▶ DATASET SECTION:
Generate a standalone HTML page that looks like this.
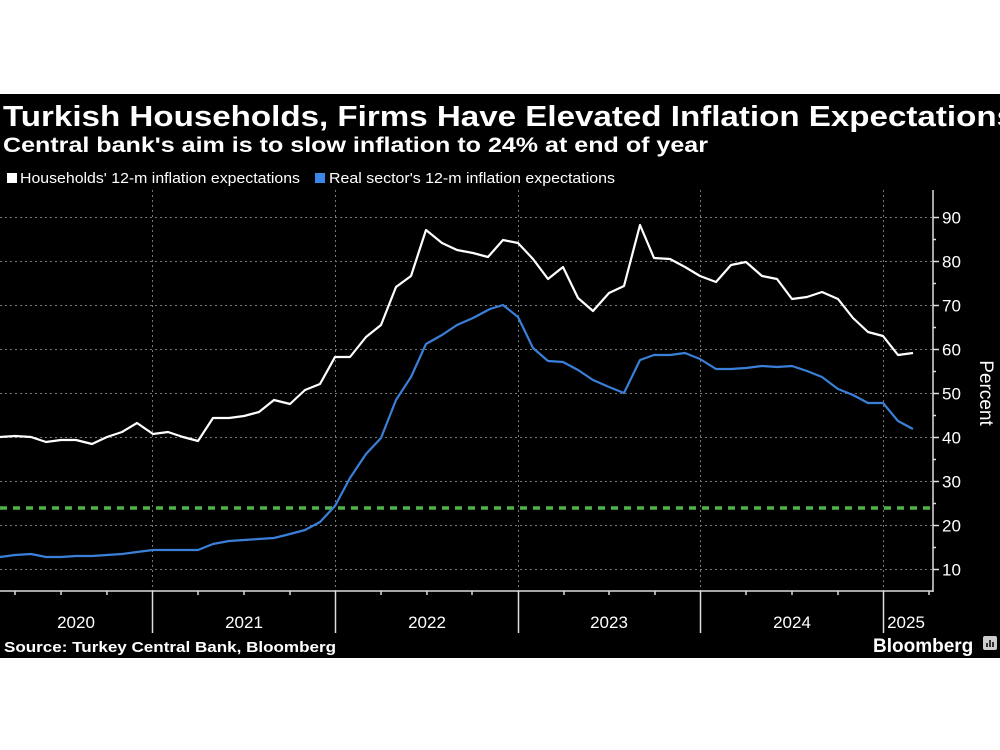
<!DOCTYPE html>
<html><head><meta charset="utf-8"><style>
html,body{margin:0;padding:0;background:#fff;width:1000px;height:750px;overflow:hidden}
svg{display:block}
text{font-family:"Liberation Sans",sans-serif}
</style></head><body>
<svg width="1000" height="750" viewBox="0 0 1000 750">
<rect x="0" y="0" width="1000" height="750" fill="#fff"/>
<rect x="0" y="94" width="1000" height="564" fill="#000"/>
<text x="3" y="126" font-size="29" font-weight="bold" fill="#fff" textLength="1012" lengthAdjust="spacingAndGlyphs">Turkish Households, Firms Have Elevated Inflation Expectations</text>
<text x="3" y="152" font-size="21" font-weight="bold" fill="#fff" textLength="705" lengthAdjust="spacingAndGlyphs">Central bank's aim is to slow inflation to 24% at end of year</text>
<rect x="7" y="173" width="10" height="10" fill="#fff"/>
<text x="20" y="183" font-size="15" fill="#fff" textLength="280" lengthAdjust="spacingAndGlyphs">Households' 12-m inflation expectations</text>
<rect x="315" y="173" width="10" height="10" fill="#3a86e8"/>
<text x="329" y="183" font-size="15" fill="#fff" textLength="286" lengthAdjust="spacingAndGlyphs">Real sector's 12-m inflation expectations</text>
<g stroke="#777" stroke-width="1" stroke-dasharray="2,3">
<line x1="0" y1="217.5" x2="933" y2="217.5"/><line x1="0" y1="261.5" x2="933" y2="261.5"/>
<line x1="0" y1="305.5" x2="933" y2="305.5"/><line x1="0" y1="349.5" x2="933" y2="349.5"/>
<line x1="0" y1="393.5" x2="933" y2="393.5"/><line x1="0" y1="437.5" x2="933" y2="437.5"/>
<line x1="0" y1="481.5" x2="933" y2="481.5"/><line x1="0" y1="525.5" x2="933" y2="525.5"/>
<line x1="0" y1="569.5" x2="933" y2="569.5"/>
<line x1="152.5" y1="190" x2="152.5" y2="591"/><line x1="335.5" y1="190" x2="335.5" y2="591"/>
<line x1="518.5" y1="190" x2="518.5" y2="591"/><line x1="700.5" y1="190" x2="700.5" y2="591"/>
<line x1="883.5" y1="190" x2="883.5" y2="591"/>
</g>
<line x1="0" y1="508" x2="933" y2="508" stroke="#4fb34a" stroke-width="3.5" stroke-dasharray="7,6"/>
<polyline fill="none" stroke="#fff" stroke-width="2.2" stroke-linejoin="round" points="0,437 15,436 31,437 46,442 61,440 76,440 92,444 107,437 122,432 137,423 153,434 168,432 183,437 198,441 213,418 229,418 244,416 259,412 274,400 290,404 305,390 320,384 335,357 350,357 366,337 381,325 396,287 411,276 426,230 442,243 457,250 473,253 488,257 503,240 518,243 533,259 548,279 563,267 578,298 593,311 609,293 624,286 640,225 654,258 670,259 685,267 700,276 716,282 731,265 746,262 762,276 777,279 792,299 807,297 822,292 838,299 853,318 868,332 883,336 898,355 913,353"/>
<polyline fill="none" stroke="#3a7fd8" stroke-width="2.2" stroke-linejoin="round" points="0,557 15,555 31,554 46,557 61,557 76,556 92,556 107,555 122,554 137,552 153,550 168,550 183,550 198,550 213,544 229,541 244,540 259,539 274,538 290,534 305,530 320,522 335,506 350,478 366,454 381,438 396,400 411,377 426,344 442,335 457,325 473,318 490,309 503,305 518,317 533,348 548,361 563,362 578,370 593,380 609,387 624,393 640,360 654,355 670,355 685,353 700,359 716,369 731,369 746,368 762,366 777,367 792,366 807,371 822,377 838,389 853,395 868,403 883,403 898,421 913,429"/>
<g stroke="#ddd" stroke-width="1.5">
<line x1="933" y1="190" x2="933" y2="592"/>
<line x1="0" y1="591" x2="933" y2="591"/>
<line x1="933" y1="217.5" x2="939" y2="217.5"/><line x1="933" y1="261.5" x2="939" y2="261.5"/>
<line x1="933" y1="305.5" x2="939" y2="305.5"/><line x1="933" y1="349.5" x2="939" y2="349.5"/>
<line x1="933" y1="393.5" x2="939" y2="393.5"/><line x1="933" y1="437.5" x2="939" y2="437.5"/>
<line x1="933" y1="481.5" x2="939" y2="481.5"/><line x1="933" y1="525.5" x2="939" y2="525.5"/>
<line x1="933" y1="569.5" x2="939" y2="569.5"/>
<line x1="933" y1="239.5" x2="936" y2="239.5"/><line x1="933" y1="283.5" x2="936" y2="283.5"/>
<line x1="933" y1="327.5" x2="936" y2="327.5"/><line x1="933" y1="371.5" x2="936" y2="371.5"/>
<line x1="933" y1="415.5" x2="936" y2="415.5"/><line x1="933" y1="459.5" x2="936" y2="459.5"/>
<line x1="933" y1="503.5" x2="936" y2="503.5"/><line x1="933" y1="547.5" x2="936" y2="547.5"/>
<line x1="152.5" y1="591" x2="152.5" y2="633"/><line x1="335.5" y1="591" x2="335.5" y2="633"/>
<line x1="518.5" y1="591" x2="518.5" y2="633"/><line x1="700.5" y1="591" x2="700.5" y2="633"/>
<line x1="883.5" y1="591" x2="883.5" y2="633"/>
<line x1="15" y1="591" x2="15" y2="595"/><line x1="61" y1="591" x2="61" y2="595"/><line x1="107" y1="591" x2="107" y2="595"/>
<line x1="198" y1="591" x2="198" y2="595"/><line x1="244" y1="591" x2="244" y2="595"/><line x1="290" y1="591" x2="290" y2="595"/>
<line x1="381" y1="591" x2="381" y2="595"/><line x1="427" y1="591" x2="427" y2="595"/><line x1="472" y1="591" x2="472" y2="595"/>
<line x1="564" y1="591" x2="564" y2="595"/><line x1="609" y1="591" x2="609" y2="595"/><line x1="655" y1="591" x2="655" y2="595"/>
<line x1="746" y1="591" x2="746" y2="595"/><line x1="792" y1="591" x2="792" y2="595"/><line x1="838" y1="591" x2="838" y2="595"/>
<line x1="929" y1="591" x2="929" y2="595"/>
</g>
<g font-size="17" fill="#fff">
<text x="942" y="223.5">90</text><text x="942" y="267.5">80</text><text x="942" y="311.5">70</text>
<text x="942" y="355.5">60</text><text x="942" y="399.5">50</text><text x="942" y="443.5">40</text>
<text x="942" y="487.5">30</text><text x="942" y="531.5">20</text><text x="942" y="575.5">10</text>
</g>
<g font-size="17" fill="#fff" text-anchor="middle">
<text x="76" y="628">2020</text><text x="244" y="628">2021</text><text x="427" y="628">2022</text>
<text x="609" y="628">2023</text><text x="792" y="628">2024</text><text x="906" y="628">2025</text>
</g>
<text x="0" y="0" font-size="19" fill="#fff" text-anchor="middle" transform="translate(980,393) rotate(90)">Percent</text>
<text x="4" y="652" font-size="15" font-weight="bold" fill="#fff" textLength="332" lengthAdjust="spacingAndGlyphs">Source: Turkey Central Bank, Bloomberg</text>
<text x="873" y="652" font-size="19" font-weight="bold" fill="#fff">Bloomberg</text>
<rect x="983" y="636" width="14" height="14" rx="2" fill="#ccc"/>
<g stroke="#000" stroke-width="1.5"><line x1="987" y1="647" x2="987" y2="643"/><line x1="990" y1="647" x2="990" y2="640"/><line x1="993" y1="647" x2="993" y2="642"/></g>
</svg>
</body></html>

▶ WHAT IS BEING ASKED: Without the pictures, repeat the listing above exactly.

▶ RESPONSE TO THIS EXERCISE:
Generate a standalone HTML page that looks like this.
<!DOCTYPE html>
<html><head><meta charset="utf-8"><style>
html,body{margin:0;padding:0;background:#fff;width:1000px;height:750px;overflow:hidden}
svg{display:block}
text{font-family:"Liberation Sans",sans-serif}
</style></head><body>
<svg width="1000" height="750" viewBox="0 0 1000 750">
<rect x="0" y="0" width="1000" height="750" fill="#fff"/>
<rect x="0" y="94" width="1000" height="564" fill="#000"/>
<text x="3" y="126" font-size="29" font-weight="bold" fill="#fff" textLength="1012" lengthAdjust="spacingAndGlyphs">Turkish Households, Firms Have Elevated Inflation Expectations</text>
<text x="3" y="152" font-size="21" font-weight="bold" fill="#fff" textLength="705" lengthAdjust="spacingAndGlyphs">Central bank's aim is to slow inflation to 24% at end of year</text>
<rect x="7" y="173" width="10" height="10" fill="#fff"/>
<text x="20" y="183" font-size="15" fill="#fff" textLength="280" lengthAdjust="spacingAndGlyphs">Households' 12-m inflation expectations</text>
<rect x="315" y="173" width="10" height="10" fill="#3a86e8"/>
<text x="329" y="183" font-size="15" fill="#fff" textLength="286" lengthAdjust="spacingAndGlyphs">Real sector's 12-m inflation expectations</text>
<g stroke="#777" stroke-width="1" stroke-dasharray="2,3">
<line x1="0" y1="217.5" x2="933" y2="217.5"/><line x1="0" y1="261.5" x2="933" y2="261.5"/>
<line x1="0" y1="305.5" x2="933" y2="305.5"/><line x1="0" y1="349.5" x2="933" y2="349.5"/>
<line x1="0" y1="393.5" x2="933" y2="393.5"/><line x1="0" y1="437.5" x2="933" y2="437.5"/>
<line x1="0" y1="481.5" x2="933" y2="481.5"/><line x1="0" y1="525.5" x2="933" y2="525.5"/>
<line x1="0" y1="569.5" x2="933" y2="569.5"/>
<line x1="152.5" y1="190" x2="152.5" y2="591"/><line x1="335.5" y1="190" x2="335.5" y2="591"/>
<line x1="518.5" y1="190" x2="518.5" y2="591"/><line x1="700.5" y1="190" x2="700.5" y2="591"/>
<line x1="883.5" y1="190" x2="883.5" y2="591"/>
</g>
<line x1="0" y1="508" x2="933" y2="508" stroke="#4fb34a" stroke-width="3.5" stroke-dasharray="7,6"/>
<polyline fill="none" stroke="#fff" stroke-width="2.2" stroke-linejoin="round" points="0,437 15,436 31,437 46,442 61,440 76,440 92,444 107,437 122,432 137,423 153,434 168,432 183,437 198,441 213,418 229,418 244,416 259,412 274,400 290,404 305,390 320,384 335,357 350,357 366,337 381,325 396,287 411,276 426,230 442,243 457,250 473,253 488,257 503,240 518,243 533,259 548,279 563,267 578,298 593,311 609,293 624,286 640,225 654,258 670,259 685,267 700,276 716,282 731,265 746,262 762,276 777,279 792,299 807,297 822,292 838,299 853,318 868,332 883,336 898,355 913,353"/>
<polyline fill="none" stroke="#3a7fd8" stroke-width="2.2" stroke-linejoin="round" points="0,557 15,555 31,554 46,557 61,557 76,556 92,556 107,555 122,554 137,552 153,550 168,550 183,550 198,550 213,544 229,541 244,540 259,539 274,538 290,534 305,530 320,522 335,506 350,478 366,454 381,438 396,400 411,377 426,344 442,335 457,325 473,318 490,309 503,305 518,317 533,348 548,361 563,362 578,370 593,380 609,387 624,393 640,360 654,355 670,355 685,353 700,359 716,369 731,369 746,368 762,366 777,367 792,366 807,371 822,377 838,389 853,395 868,403 883,403 898,421 913,429"/>
<g stroke="#ddd" stroke-width="1.5">
<line x1="933" y1="190" x2="933" y2="592"/>
<line x1="0" y1="591" x2="933" y2="591"/>
<line x1="933" y1="217.5" x2="939" y2="217.5"/><line x1="933" y1="261.5" x2="939" y2="261.5"/>
<line x1="933" y1="305.5" x2="939" y2="305.5"/><line x1="933" y1="349.5" x2="939" y2="349.5"/>
<line x1="933" y1="393.5" x2="939" y2="393.5"/><line x1="933" y1="437.5" x2="939" y2="437.5"/>
<line x1="933" y1="481.5" x2="939" y2="481.5"/><line x1="933" y1="525.5" x2="939" y2="525.5"/>
<line x1="933" y1="569.5" x2="939" y2="569.5"/>
<line x1="933" y1="239.5" x2="936" y2="239.5"/><line x1="933" y1="283.5" x2="936" y2="283.5"/>
<line x1="933" y1="327.5" x2="936" y2="327.5"/><line x1="933" y1="371.5" x2="936" y2="371.5"/>
<line x1="933" y1="415.5" x2="936" y2="415.5"/><line x1="933" y1="459.5" x2="936" y2="459.5"/>
<line x1="933" y1="503.5" x2="936" y2="503.5"/><line x1="933" y1="547.5" x2="936" y2="547.5"/>
<line x1="152.5" y1="591" x2="152.5" y2="633"/><line x1="335.5" y1="591" x2="335.5" y2="633"/>
<line x1="518.5" y1="591" x2="518.5" y2="633"/><line x1="700.5" y1="591" x2="700.5" y2="633"/>
<line x1="883.5" y1="591" x2="883.5" y2="633"/>
<line x1="15" y1="591" x2="15" y2="595"/><line x1="61" y1="591" x2="61" y2="595"/><line x1="107" y1="591" x2="107" y2="595"/>
<line x1="198" y1="591" x2="198" y2="595"/><line x1="244" y1="591" x2="244" y2="595"/><line x1="290" y1="591" x2="290" y2="595"/>
<line x1="381" y1="591" x2="381" y2="595"/><line x1="427" y1="591" x2="427" y2="595"/><line x1="472" y1="591" x2="472" y2="595"/>
<line x1="564" y1="591" x2="564" y2="595"/><line x1="609" y1="591" x2="609" y2="595"/><line x1="655" y1="591" x2="655" y2="595"/>
<line x1="746" y1="591" x2="746" y2="595"/><line x1="792" y1="591" x2="792" y2="595"/><line x1="838" y1="591" x2="838" y2="595"/>
<line x1="929" y1="591" x2="929" y2="595"/>
</g>
<g font-size="17" fill="#fff">
<text x="942" y="223.5">90</text><text x="942" y="267.5">80</text><text x="942" y="311.5">70</text>
<text x="942" y="355.5">60</text><text x="942" y="399.5">50</text><text x="942" y="443.5">40</text>
<text x="942" y="487.5">30</text><text x="942" y="531.5">20</text><text x="942" y="575.5">10</text>
</g>
<g font-size="17" fill="#fff" text-anchor="middle">
<text x="76" y="628">2020</text><text x="244" y="628">2021</text><text x="427" y="628">2022</text>
<text x="609" y="628">2023</text><text x="792" y="628">2024</text><text x="906" y="628">2025</text>
</g>
<text x="0" y="0" font-size="19" fill="#fff" text-anchor="middle" transform="translate(980,393) rotate(90)">Percent</text>
<text x="4" y="652" font-size="15" font-weight="bold" fill="#fff" textLength="332" lengthAdjust="spacingAndGlyphs">Source: Turkey Central Bank, Bloomberg</text>
<text x="873" y="652" font-size="19" font-weight="bold" fill="#fff">Bloomberg</text>
<rect x="983" y="636" width="14" height="14" rx="2" fill="#ccc"/>
<g stroke="#000" stroke-width="1.5"><line x1="987" y1="647" x2="987" y2="643"/><line x1="990" y1="647" x2="990" y2="640"/><line x1="993" y1="647" x2="993" y2="642"/></g>
</svg>
</body></html>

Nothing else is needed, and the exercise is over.